I don't care if I ever own a house/property. Being this tied down when I'm rarely home & don't really care how nice that home is is too much of a trade off. And I just don't want the responsibility at the end of the day.
Although I certainly like making more money, it's strictly so I can travel more & live a little more comfortably. But I'm no more "happy" than I was when I was making less than mid 30's/year (for most of my life). I just live a *little* more comfortably now, worry less about staying in a dorm v. private room in the hostels I stay at (and I still camp a lot because that's what I like to do), pay for that extra tour or activity or two while traveling & cook less in that hostel I stay at. Basically, I worry less about traveling on a shoe string budget...but I still travel very cheap. In a way that most people my age do not want to. But it's exciting and rewarding for me. And that's what I care about. Oh, and I really like living on the coast like I do...I lived in the midwest (and even some in the south) of the US for most of my life. And I hated it. Sh!t hole. All of it. Mostly because the weather was terrible, the outdoor recreation opportunities were few, no real nature & mostly very ugly land scape...& zero culture (at least the kind I care about). Oh, and I just had very little in common with the locals. Doesn't make them bad people or wrong - they just had different life priorities than I did. This may sound like I'm just complaining/whining/am a very negative person that can't deal with adversity & have unrealistic expectations about where I live. But why live in a sh!t hole when you don't have to? I can deal with bad weather, or not living close to beautiful nature, or being socially isolated...but all of them at once? There was just no redeeming value in any of it...besides being able to buy a big house, have a family, make more money & feel more "secure" or "stable." ...see above for my priorities.

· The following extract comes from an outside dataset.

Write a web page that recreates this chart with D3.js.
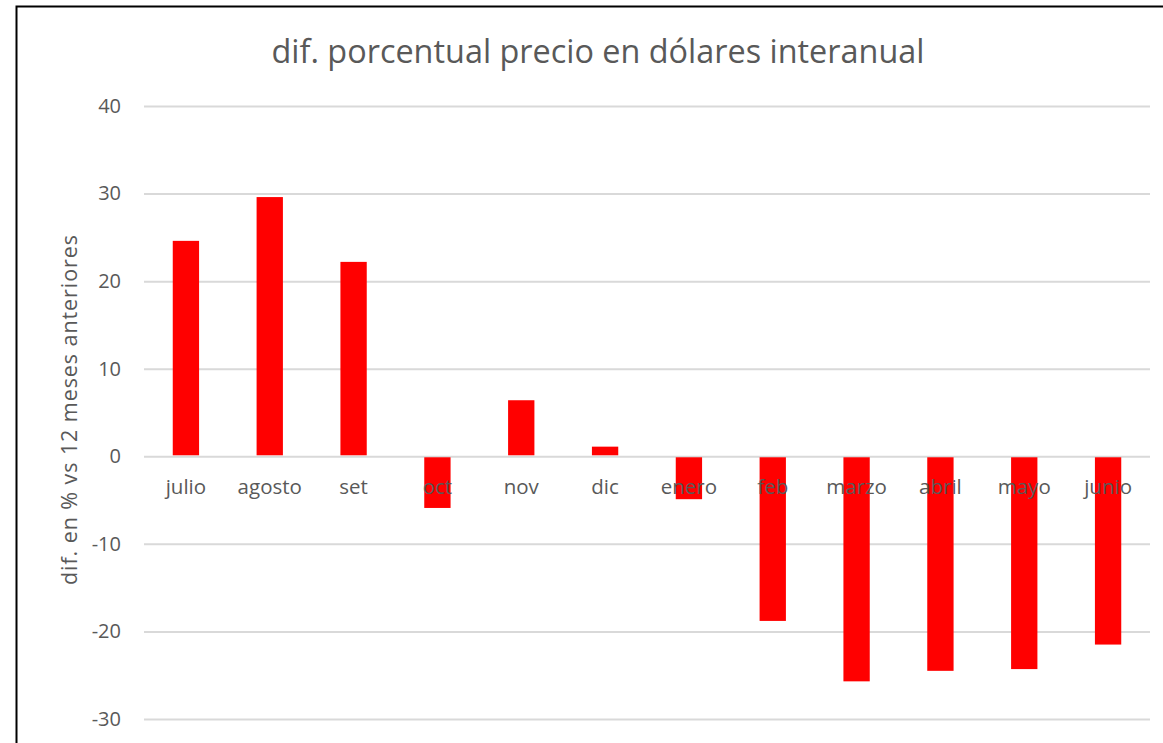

What's the end game here? I don't know. But I've also realized there is no point in this whole thing...there is no end goal. I don't care about my "legacy" and there is no "heaven" or "after-life" to work towards...we know this is highly likely no matter how much people want to believe there is. If that helps them sleep at night, that's fine with me. But let's just say I'm not worried about working towards anything beyond this immediate life. What about "retirement" you say? I mean, sure, I guess I could be saving more but the amount I do save isn't bad and they way I live my current life, it's rewarding enough that I'm not sure I'll care if I don't get to retire. It's not like I'm "counting down the days" and hoping and praying for the time when I don't have to work anymore. There are zero guarantees I'll make it to that age anyway... If I'm still doing what I'm doing now when I'm 70, I really think that'll be OK...because I don't hate my job & I generally like my life. I'm sure there will come a point where my health will fail me & I won't be able to work anymore...so "what then?" and "who will take care of me?" I'm just counting on there being an affordable, safe and reliable euthanasia process in place so I can skip that whole unpleasant part...I mean, what's it to me a moment later once my life isn't rewarding anymore? I guess that's the one gamble I'm taking here...that euthanasia will be very accessible in another 30-40 years....but I like my chances.